Dr Andrew Halladay

Dr Andrew Halladay

Assistant Professor

Department of International History

Room No
SAR.M.10
Office Hours
TBC
Languages
Bengali, English, Hindi, Marathi, Persian, Sanskrit, Urdu
Key Expertise
Modern South Asia, Cultural History, Imperialism and Empire

About me

Andrew is a historian of modern South Asia and its relationships with the wider world. Combining methods of cultural and political history, his research interrogates shifts in Indian identity during the colonial period and has been or will soon be published in venues like The Historical Journal and Modern Asian Studies.

Unifying his work is the idea that popular symbols can reveal histories of everyday Indians. Illustrative of this principle is his first book project, A Distant Throne: The British Sovereign in the Mirror of Indian Nationalism, 1919–36, which considers how Indians across the social spectrum creatively repurposed the figure of the British monarch to forward their own political propositions. His articles on the Esperanto movement in India and the (post)colonial afterlife of the warrior king Shivaji (r. 1674–80) similarly demonstrate how public institutions and figures emerged as critical sites for mobilization during the nationalist period.

Awarded the Fulbright-Nehru Fellowship and the Metcalf Fellowship in Indian History, Andrew holds a joint PhD in History and South Asian Languages and Civilizations from the University of Chicago and a master’s degree in theological studies from Harvard Divinity School, where he specialized in the traditions of Islam. Prior to joining LSE, he held a postdoctoral fellowship at Johns Hopkins University.
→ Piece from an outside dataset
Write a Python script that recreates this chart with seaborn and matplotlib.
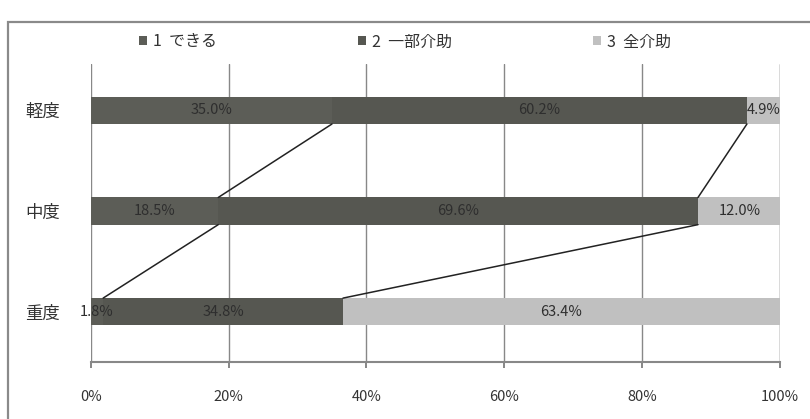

Topics for his current and future projects include the role of the 1857 Mutiny in shaping British tourism in India, the afterlife of Buddhist relics discovered in modern-day Pakistan, the experience of the Indian film pioneer Himansu Rai in the German film industry, and the imprisonment of so-called suspicious foreigners in Bombay during the First World War.

Expertise Details

South Asia in the Modern World; Cultural Memory; The Legacy of the Mughal and Maratha Empires; the Politics of Language; The British Monarchy in India

Publications

  • ‘The Many Swords of Shivaji: Searching for a Weapon, Finding a Nation.’ Modern Asian Studies 58, no. 1 (January 2024): 244–94.

  • ‘A Community of Hope: Liminality, Belonging, and the Early Esperanto Movement in India.’ Forthcoming in The Historical Journal.

  • ‘“India Has Utterly Changed”: Shivaji and Modernity in a Colonial Sanskrit Novel.’ The Life of Contemporary Sanskrit: Dialogues between Tradition and Modernity. Edited by Laurie Patton and Charles Preston. In Vol. 9 in Dialogues in South Asian Traditions. Edited by Laurie Patton, Brian Black, and Chakravarthi Ram-Prasad. London: Routledge, forthcoming 2025.

  • A Distant Throne: The British Sovereign in the Mirror of Indian Nationalism, 1919–36 (first monograph project).

Teaching

Awards

  • American Institute of Indian Studies Junior Fellowship: Metcalf Fellowship in Indian History (declined due to the Covid pandemic).

  • Fulbright-Nehru Fellowship:  Delhi and Pune, India: 2019–2020.